Steve Jobs had an idea that he believed could convince customers to pay for their music
When Harry Potter was eleven years old, he learnt that he was a wizard. The entire series stems out of this revelation as the magic around Potter unfolds over the next seven years of his life. For the last 11 years, we’ve been part of a magical community ourselves. Not one with wands and flying brooms, as is the case with Potter, but the magic of music that has seen a digital revolution.
If you ask your parents as to how they used to listen to their music, you might be surprised to hear them mention words like “audio cassette” or even “gramophone disc”. These utilised analog recording techniques wherein a property of the physical recording medium is analogously made to vary with the variations in air pressure of the original music. The mid-1980s and 1990s saw an upsurge in digital recording that converted the physical properties of the original sound into a sequence of numbers, which can be stored and reproduced.

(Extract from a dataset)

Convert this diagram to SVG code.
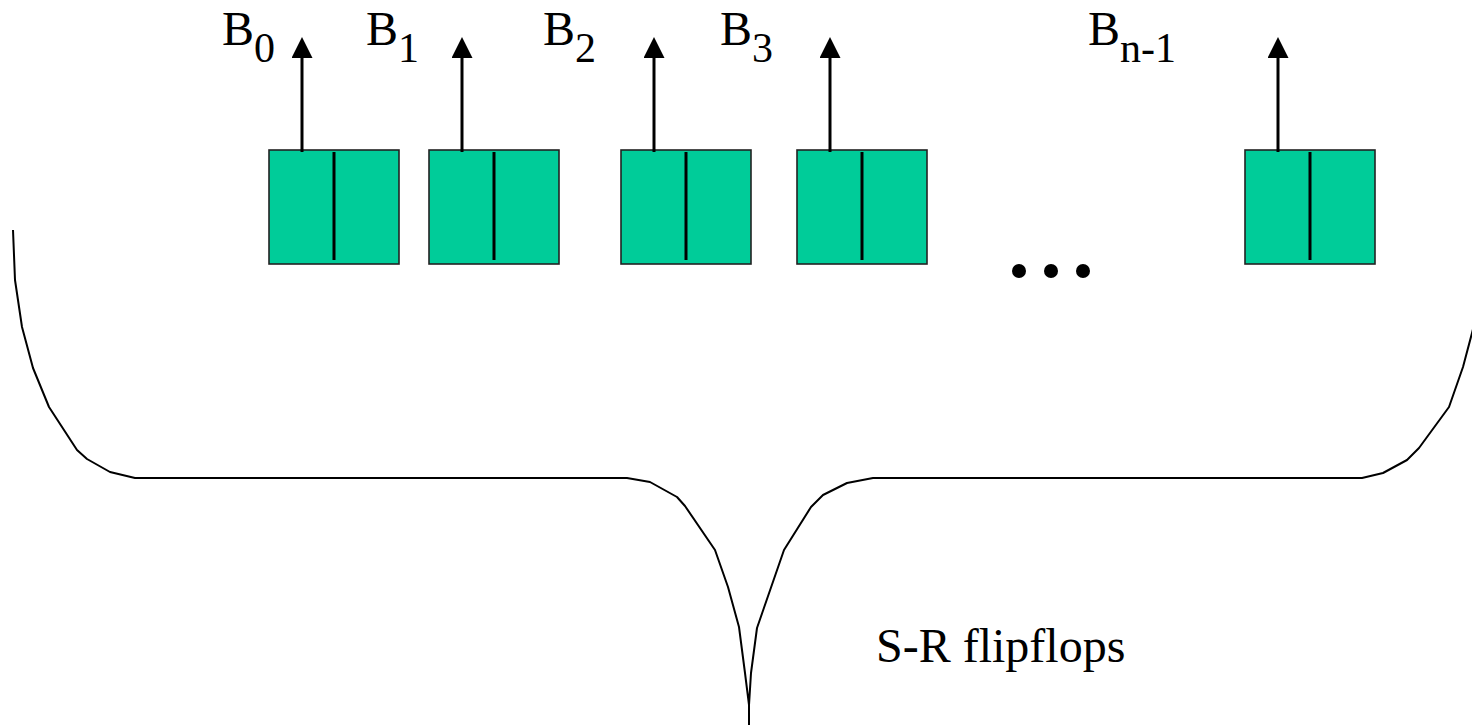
<svg xmlns="http://www.w3.org/2000/svg" width="1472" height="725" viewBox="0 0 1472 725">
<style>
.ff{fill:#00cc99;stroke:#222;stroke-width:1.6}
.div{stroke:#000;stroke-width:3}
.wire{stroke:#000;stroke-width:3}
.lbl{font-family:"Liberation Serif","Times New Roman",serif;font-size:48px;fill:#000}
.sub{font-size:42px}
.brace{fill:none;stroke:#000;stroke-width:2;stroke-linejoin:round}
</style>
<defs>
<marker id="ah" viewBox="0 0 21 21" refX="0" refY="10.5" markerWidth="21" markerHeight="21" markerUnits="userSpaceOnUse" orient="auto">
<polygon points="0,0 21,10.5 0,21" fill="#000"/>
</marker>
</defs>
<rect width="1472" height="725" fill="#fff"/>
<g id="ff0"><rect class="ff" x="269" y="150" width="130" height="114"/><line class="div" x1="334" y1="152" x2="334" y2="260"/></g>
<g id="ff1"><rect class="ff" x="429" y="150" width="130" height="114"/><line class="div" x1="494" y1="152" x2="494" y2="260"/></g>
<g id="ff2"><rect class="ff" x="621" y="150" width="130" height="114"/><line class="div" x1="686" y1="152" x2="686" y2="260"/></g>
<g id="ff3"><rect class="ff" x="797" y="150" width="130" height="114"/><line class="div" x1="862" y1="152" x2="862" y2="260"/></g>
<g id="ffn"><rect class="ff" x="1245" y="150" width="130" height="114"/><line class="div" x1="1310" y1="152" x2="1310" y2="260"/></g>
<g id="connectors">
<line class="wire" x1="302" y1="152" x2="302" y2="58" marker-end="url(#ah)"/>
<line class="wire" x1="462" y1="152" x2="462" y2="58" marker-end="url(#ah)"/>
<line class="wire" x1="654" y1="152" x2="654" y2="58" marker-end="url(#ah)"/>
<line class="wire" x1="830" y1="152" x2="830" y2="58" marker-end="url(#ah)"/>
<line class="wire" x1="1278" y1="152" x2="1278" y2="58" marker-end="url(#ah)"/>
</g>
<g id="labels">
<text class="lbl" x="222" y="45">B<tspan class="sub" dy="17">0</tspan></text>
<text class="lbl" x="366" y="45">B<tspan class="sub" dy="17">1</tspan></text>
<text class="lbl" x="543" y="45">B<tspan class="sub" dy="17">2</tspan></text>
<text class="lbl" x="720" y="45">B<tspan class="sub" dy="17">3</tspan></text>
<text class="lbl" x="1088" y="45">B<tspan class="sub" dy="17">n-1</tspan></text>
<text class="lbl" x="876" y="662">S-R flipflops</text>
</g>
<g id="ellipsis">
<circle cx="1019" cy="271" r="7"/>
<circle cx="1051" cy="271" r="7"/>
<circle cx="1083" cy="271" r="7"/>
</g>
<g id="brace">
<path class="brace" d="M13,230 L15,280 L22,327 L33,368 L49,407 L77,450 L87,459 L110,472 L135,478 L627,478 L650,482 L677,497 L685,506 L715,550 L728,587 L739,627 L745,673 L749,705 L749,725 M749,705 L751,673 L757,628 L784,550 L811,507 L823,495 L847,483 L873,478 L1362,478 L1383,473 L1407,460 L1419,448 L1449,407 L1463,367 L1472,333 L1476,318"/>
</g>
</svg>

As online services like Napster and MP3.com started hosting digital music, chaos ensued. Artists were worried about their rights, recording industries feared piracy and the consumers, who were suddenly overwhelmed with what was at their disposal, confused about the legality of it all.
Enter Steve Jobs. Apple might not have been the first to hop onto the browser bus with their Safari, but they were certainly up and running with respect to the music industry. iPod, Apple’s flagship device, had been launched in the fall of 2001 and their CEO envisioned an online music store in 2002, which would be hosted by Apple, easy to use along with plenty of choice for the customers and be reliable.

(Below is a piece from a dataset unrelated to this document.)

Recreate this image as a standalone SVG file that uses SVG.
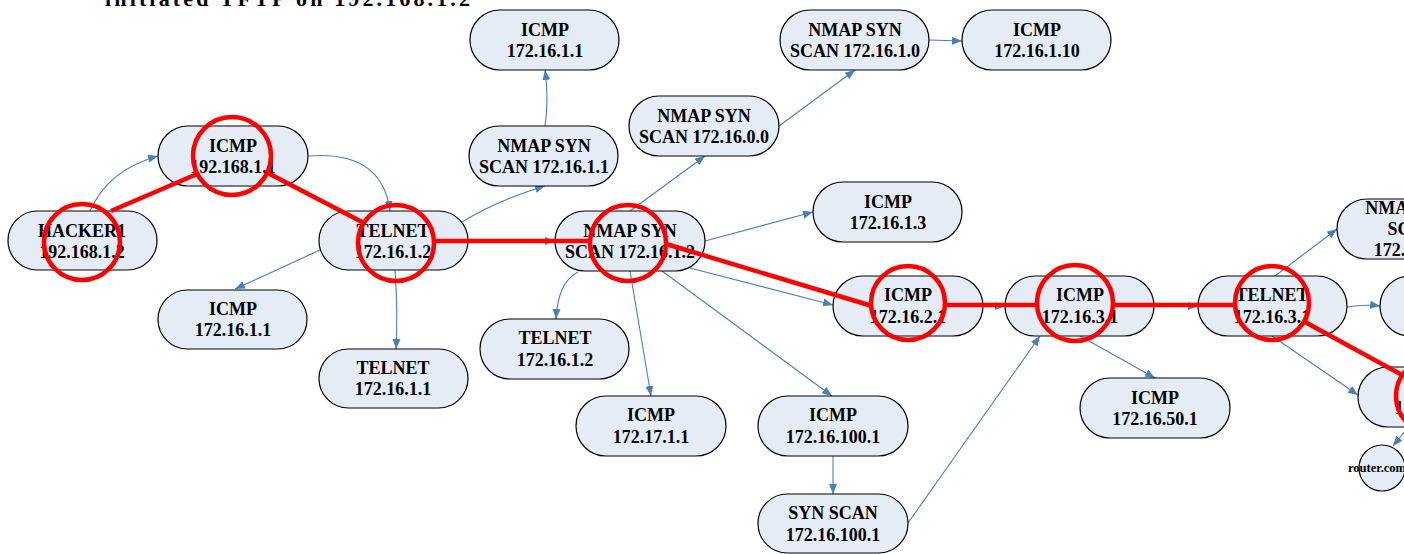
<svg xmlns="http://www.w3.org/2000/svg" width="1404" height="554" viewBox="0 0 1404 554">
<style>
.n{fill:#e6ecf6;stroke:#000;stroke-width:1.2}
.t{font-family:"Liberation Serif",serif;font-weight:bold;font-size:18px;fill:#000;text-anchor:middle}
.e{fill:none;stroke:#4a7ebb;stroke-width:1.1;marker-end:url(#a)}
.r{fill:none;stroke:#ff0000;stroke-width:4.5}
</style>
<defs>
<marker id="a" viewBox="0 0 10 10" refX="10" refY="5" markerWidth="10" markerHeight="10" markerUnits="userSpaceOnUse" orient="auto">
<path d="M0,1 L10,5 L0,9 Z" fill="#4a7ebb"/>
</marker>
</defs>
<rect width="1404" height="554" fill="#fff"/>
<text x="105" y="6" font-family="Liberation Serif,serif" font-weight="bold" font-size="22" textLength="365" lengthAdjust="spacing" fill="#000">initiated TFTP on 192.168.1.2</text>

<g id="edges">
<path class="e" d="M90,211 Q108,170 158,156"/>
<path class="e" d="M308,156 Q382,150 390,211"/>
<path class="e" d="M320,250 L235,289"/>
<path class="e" d="M395,270 Q398,310 396,349"/>
<path class="e" d="M462,222 Q498,200 545,186"/>
<path class="e" d="M545,126 Q549,100 545,70"/>
<path class="e" d="M468,241 L555,241"/>
<path class="e" d="M630,211 L705,156"/>
<path class="e" d="M779,126 L855,70"/>
<path class="e" d="M929,40 L962,41"/>
<path class="e" d="M705,241 L813,212"/>
<path class="e" d="M578,272 Q558,282 556,319"/>
<path class="e" d="M630,271 L651,396"/>
<path class="e" d="M662,271 L832,396"/>
<path class="e" d="M690,268 L833,305"/>
<path class="e" d="M833,456 L833,494"/>
<path class="e" d="M908,523 L1040,336"/>
<path class="e" d="M983,306 L1005,306"/>
<path class="e" d="M1080,336 L1155,378"/>
<path class="e" d="M1154,306 L1198,306"/>
<path class="e" d="M1275,276 L1337,229"/>
<path class="e" d="M1347,307 Q1365,304 1380,306"/>
<path class="e" d="M1272,336 L1358,395"/>
<path class="e" d="M1406,430 L1393,446"/>
</g>

<g id="n1"><rect class="n" x="8" y="211" width="149" height="59" rx="29.5"/><text class="t" x="82" y="237">HACKER1</text><text class="t" x="82" y="258">192.168.1.2</text></g>
<g id="n2"><rect class="n" x="158" y="126" width="150" height="60" rx="30"/><text class="t" x="233" y="152">ICMP</text><text class="t" x="233" y="173">192.168.1.1</text></g>
<g id="n3"><rect class="n" x="319" y="211" width="149" height="59" rx="29.5"/><text class="t" x="393" y="237">TELNET</text><text class="t" x="393" y="258">172.16.1.2</text></g>
<g id="n4"><rect class="n" x="158" y="290" width="149" height="59" rx="29.5"/><text class="t" x="233" y="315">ICMP</text><text class="t" x="233" y="336">172.16.1.1</text></g>
<g id="n5"><rect class="n" x="319" y="349" width="149" height="59" rx="29.5"/><text class="t" x="393" y="374">TELNET</text><text class="t" x="393" y="395">172.16.1.1</text></g>
<g id="n6"><rect class="n" x="470" y="10" width="149" height="60" rx="30"/><text class="t" x="545" y="36">ICMP</text><text class="t" x="545" y="57">172.16.1.1</text></g>
<g id="n7"><rect class="n" x="469" y="126" width="149" height="60" rx="30"/><text class="t" x="544" y="152">NMAP SYN</text><text class="t" x="544" y="173">SCAN 172.16.1.1</text></g>
<g id="n8"><rect class="n" x="629" y="96" width="150" height="60" rx="30"/><text class="t" x="704" y="122">NMAP SYN</text><text class="t" x="704" y="143">SCAN 172.16.0.0</text></g>
<g id="n9"><rect class="n" x="780" y="10" width="149" height="60" rx="30"/><text class="t" x="855" y="36">NMAP SYN</text><text class="t" x="855" y="57">SCAN 172.16.1.0</text></g>
<g id="n10"><rect class="n" x="962" y="10" width="149" height="60" rx="30"/><text class="t" x="1037" y="36">ICMP</text><text class="t" x="1037" y="57">172.16.1.10</text></g>
<g id="n11"><rect class="n" x="555" y="211" width="150" height="60" rx="30"/><text class="t" x="630" y="237">NMAP SYN</text><text class="t" x="630" y="258">SCAN 172.16.1.2</text></g>
<g id="n12"><rect class="n" x="813" y="182" width="149" height="60" rx="30"/><text class="t" x="888" y="208">ICMP</text><text class="t" x="888" y="229">172.16.1.3</text></g>
<g id="n13"><rect class="n" x="480" y="319" width="149" height="60" rx="30"/><text class="t" x="555" y="344">TELNET</text><text class="t" x="555" y="366">172.16.1.2</text></g>
<g id="n14"><rect class="n" x="576" y="396" width="150" height="60" rx="30"/><text class="t" x="651" y="421">ICMP</text><text class="t" x="651" y="443">172.17.1.1</text></g>
<g id="n15"><rect class="n" x="758" y="396" width="150" height="60" rx="30"/><text class="t" x="833" y="421">ICMP</text><text class="t" x="833" y="443">172.16.100.1</text></g>
<g id="n16"><rect class="n" x="758" y="494" width="150" height="59" rx="29.5"/><text class="t" x="833" y="519">SYN SCAN</text><text class="t" x="833" y="541">172.16.100.1</text></g>
<g id="n17"><rect class="n" x="833" y="276" width="150" height="60" rx="30"/><text class="t" x="908" y="301">ICMP</text><text class="t" x="908" y="323">172.16.2.1</text></g>
<g id="n18"><rect class="n" x="1005" y="276" width="149" height="60" rx="30"/><text class="t" x="1080" y="301">ICMP</text><text class="t" x="1080" y="323">172.16.3.1</text></g>
<g id="n19"><rect class="n" x="1080" y="378" width="150" height="60" rx="30"/><text class="t" x="1155" y="404">ICMP</text><text class="t" x="1155" y="425">172.16.50.1</text></g>
<g id="n20"><rect class="n" x="1198" y="276" width="149" height="60" rx="30"/><text class="t" x="1272" y="301">TELNET</text><text class="t" x="1272" y="323">172.16.3.1</text></g>
<g id="n21"><rect class="n" x="1337" y="199" width="150" height="60" rx="30"/><text class="t" x="1412" y="214">NMAP SYN</text><text class="t" x="1412" y="235">SCAN</text><text class="t" x="1412" y="256">172.16.3.0</text></g>
<g id="n22"><rect class="n" x="1380" y="276" width="150" height="60" rx="30"/></g>
<g id="n23"><rect class="n" x="1358" y="367" width="150" height="60" rx="30"/><text class="t" x="1433" y="392">ICMP</text><text class="t" x="1433" y="414">172.16.3.2</text></g>
<g id="n24"><circle class="n" cx="1382" cy="468" r="23"/><text x="1348" y="472" font-family="Liberation Serif,serif" font-weight="bold" font-size="12.5" fill="#000">router.com</text></g>

<g id="highlight">
<line class="r" x1="111" y1="211" x2="197" y2="174"/>
<line class="r" x1="266" y1="172" x2="362" y2="222"/>
<line class="r" x1="434" y1="241" x2="590" y2="241"/>
<line class="r" x1="666" y1="244" x2="872" y2="306"/>
<line class="r" x1="945" y1="305" x2="1037" y2="305"/>
<line class="r" x1="1113" y1="305" x2="1235" y2="305"/>
<line class="r" x1="1305" y1="322" x2="1404" y2="376"/>
<circle class="r" cx="82" cy="242" r="38"/>
<circle class="r" cx="232" cy="156" r="39"/>
<circle class="r" cx="396" cy="243" r="38"/>
<circle class="r" cx="628" cy="243" r="38"/>
<circle class="r" cx="908" cy="303" r="37"/>
<circle class="r" cx="1075" cy="303" r="38"/>
<circle class="r" cx="1272" cy="303" r="37"/>
<circle class="r" cx="1434" cy="396" r="38"/>
</g>
</svg>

Jobs believed that this would convince customers to pay for the music, rather than obtain them free illegally. He, however, also wanted to provide customers with an added choice, allowing them to buy songs individually instead of the entire album. The latter took a lot of convincing.
Jobs first proposed his idea to Warner Music and Universal, the biggest players in the United States. Following a series of negotiations, the two music labels agreed to sell their products based on two agreements. Firstly, the iTunes Music Store would be available only to systems running Apple’s Mac and secondly, the songs would be copy-protected by Digital Rights Management (DRM). Labels BMG, EMI and Sony soon joined the bandwagon and on April 28, 2003, Apple launched iTunes Music Store with 200,000 songs.

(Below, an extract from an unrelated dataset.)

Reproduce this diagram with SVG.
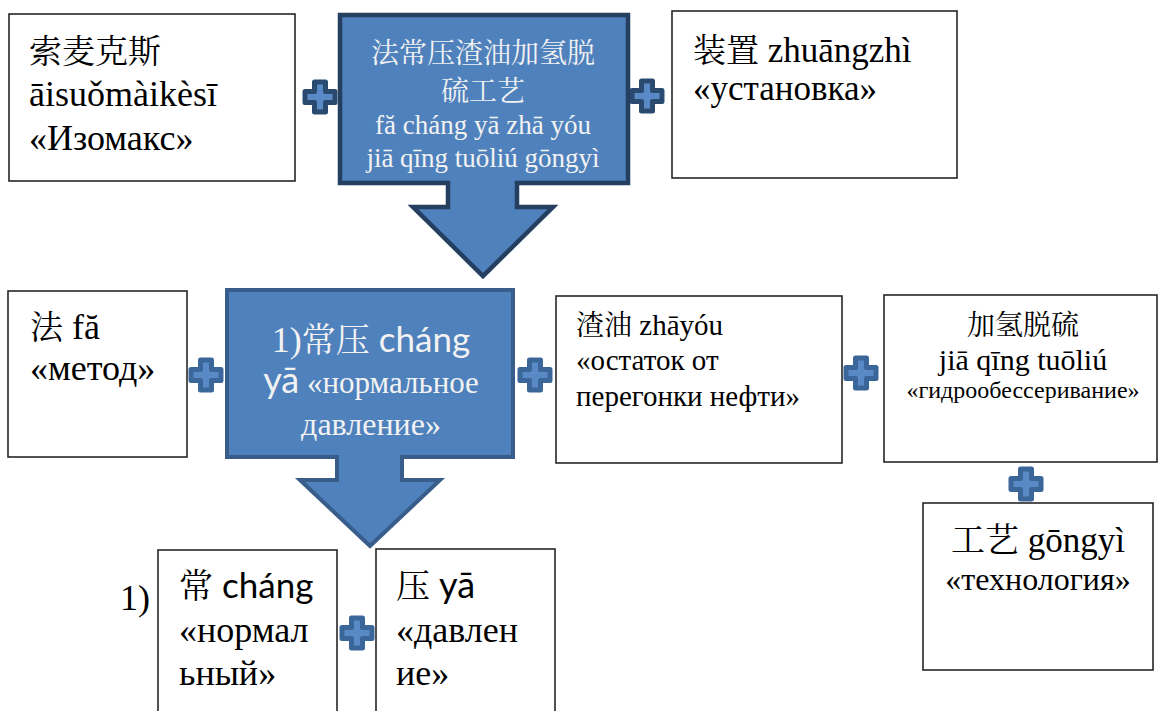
<svg xmlns="http://www.w3.org/2000/svg" width="1159" height="711" viewBox="0 0 1159 711">
<style>
.box{fill:#fff;stroke:#262626;stroke-width:1.6}
.t{font-family:"Liberation Serif","Noto Serif CJK SC",serif;fill:#000}
.w{font-family:"Liberation Serif","Noto Serif CJK SC",serif;fill:#f2f2f2}
.cjk{font-family:"Noto Serif CJK SC","Noto Sans CJK SC",serif}
.py{font-family:Lato,"Liberation Sans",sans-serif}
.arrow1{fill:#4f81bd;stroke:#243f60;stroke-width:4.5;stroke-linejoin:miter}
.arrow2{fill:#4f81bd;stroke:#385d8a;stroke-width:4;stroke-linejoin:miter}
.plus{fill:#5a8ac6;stroke:#3a6699;stroke-width:5;stroke-linejoin:round}
</style>
<defs>
<path id="plusShape" d="M-5.5,-15 H5.5 V-5.5 H15 V5.5 H5.5 V15 H-5.5 V5.5 H-15 V-5.5 H-5.5 Z"/>
</defs>

<g id="connectors">
<use href="#plusShape" class="plus" x="320" y="97" style="stroke:#2b4a70"/>
<use href="#plusShape" class="plus" x="647" y="96" style="stroke:#2b4a70"/>
<use href="#plusShape" class="plus" x="206" y="375"/>
<use href="#plusShape" class="plus" x="535" y="375"/>
<use href="#plusShape" class="plus" x="861" y="373"/>
<use href="#plusShape" class="plus" x="1026" y="484"/>
<use href="#plusShape" class="plus" x="357" y="633"/>
</g>

<g id="node-isomax">
<rect class="box" x="9" y="14" width="286" height="167"/>
<text class="t" x="29" y="63" font-size="36"><tspan class="cjk" font-size="33">索麦克斯</tspan></text>
<text class="t" x="29" y="106" font-size="36">āisuǒmàikèsī</text>
<text class="t" x="29" y="150" font-size="36">«Изомакс»</text>
</g>

<g id="node-process">
<path class="arrow1" d="M340,15 H628 V183 H517 V207 H553 L483,276 L413,207 H448 V183 H340 Z"/>
<text class="w" x="483" y="63" font-size="28" text-anchor="middle"><tspan class="cjk">法常压渣油加氢脱</tspan></text>
<text class="w" x="483" y="101" font-size="28" text-anchor="middle"><tspan class="cjk">硫工艺</tspan></text>
<text class="w" x="483" y="134" font-size="27" text-anchor="middle">fă cháng yā zhā yóu</text>
<text class="w" x="483" y="167" font-size="27" text-anchor="middle">jiā qīng tuōliú gōngyì</text>
</g>

<g id="node-unit">
<rect class="box" x="672" y="11" width="285" height="167"/>
<text class="t" x="693" y="62" font-size="35"><tspan class="cjk" font-size="33">装置</tspan> zhuāngzhì</text>
<text class="t" x="693" y="100" font-size="35">«установка»</text>
</g>

<g id="node-method">
<rect class="box" x="8" y="291" width="179" height="166"/>
<text class="t" x="30" y="339" font-size="36"><tspan class="cjk" font-size="33">法</tspan> fă</text>
<text class="t" x="30" y="380" font-size="36">«метод»</text>
</g>

<g id="node-pressure">
<path class="arrow2" d="M227,290 H513 V457 H402 V480 H440 L370,546 L300,480 H337 V457 H227 Z"/>
<text class="w" x="371" y="352" font-size="36" text-anchor="middle">1)<tspan class="cjk" font-size="34">常压</tspan> <tspan class="py" font-size="35">cháng</tspan></text>
<text class="w" x="371" y="393" font-size="31" text-anchor="middle"><tspan class="py" font-size="36">yā</tspan> «нормальное</text>
<text class="w" x="371" y="435" font-size="32" text-anchor="middle">давление»</text>
</g>

<g id="node-residue">
<rect class="box" x="556" y="296" width="286" height="167"/>
<text class="t" x="576" y="335" font-size="29"><tspan class="cjk" font-size="28">渣油</tspan> zhāyóu</text>
<text class="t" x="576" y="370" font-size="29">«остаток от</text>
<text class="t" x="576" y="406" font-size="29">перегонки нефти»</text>
</g>

<g id="node-hydro">
<rect class="box" x="884" y="295" width="273" height="167"/>
<text class="t" x="1023" y="335" font-size="28" text-anchor="middle"><tspan class="cjk">加氢脱硫</tspan></text>
<text class="t" x="1023" y="370" font-size="30" text-anchor="middle">jiā qīng tuōliú</text>
<text class="t" x="1023" y="398" font-size="24" text-anchor="middle">«гидрообессеривание»</text>
</g>

<g id="node-tech">
<rect class="box" x="923" y="503" width="230" height="167"/>
<text class="t" x="1038" y="552" font-size="35" text-anchor="middle"><tspan class="cjk" font-size="34">工艺</tspan> gōngyì</text>
<text class="t" x="1038" y="590" font-size="32" text-anchor="middle">«технология»</text>
</g>

<g id="label-1">
<text class="t" x="120" y="610" font-size="36">1)</text>
</g>

<g id="node-normal">
<rect class="box" x="158" y="550" width="179" height="175"/>
<text class="t" x="179" y="598" font-size="36"><tspan class="cjk" font-size="34">常</tspan> <tspan class="py" font-size="35">cháng</tspan></text>
<text class="t" x="179" y="642" font-size="36">«нормал</text>
<text class="t" x="179" y="685" font-size="36">ьный»</text>
</g>

<g id="node-press">
<rect class="box" x="376" y="549" width="179" height="176"/>
<text class="t" x="396" y="598" font-size="36"><tspan class="cjk" font-size="34">压</tspan> <tspan class="py" font-size="36">yā</tspan></text>
<text class="t" x="396" y="642" font-size="36">«давлен</text>
<text class="t" x="396" y="685" font-size="36">ие»</text>
</g>
</svg>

Within 18 hours from the time the service went live, over 275,000 tracks were sold. And in less than a week, over a million songs were bought by customers from the iTunes Store. By October that year, iTunes opened up for Windows users as well and slowly it was launched throughout the world, making it the most widespread digital music service. By 2009, DRM restrictions were removed, another important step in Apple’s progress.
With many online music services now offering cheaper downloads when compared to Apple, the challenge Apple faces to maintain its dominance in the market is stiff. Add to it the change in consumer habits brought in by streaming services, it would be interesting to see how the digital music landscape pans out in the years to come.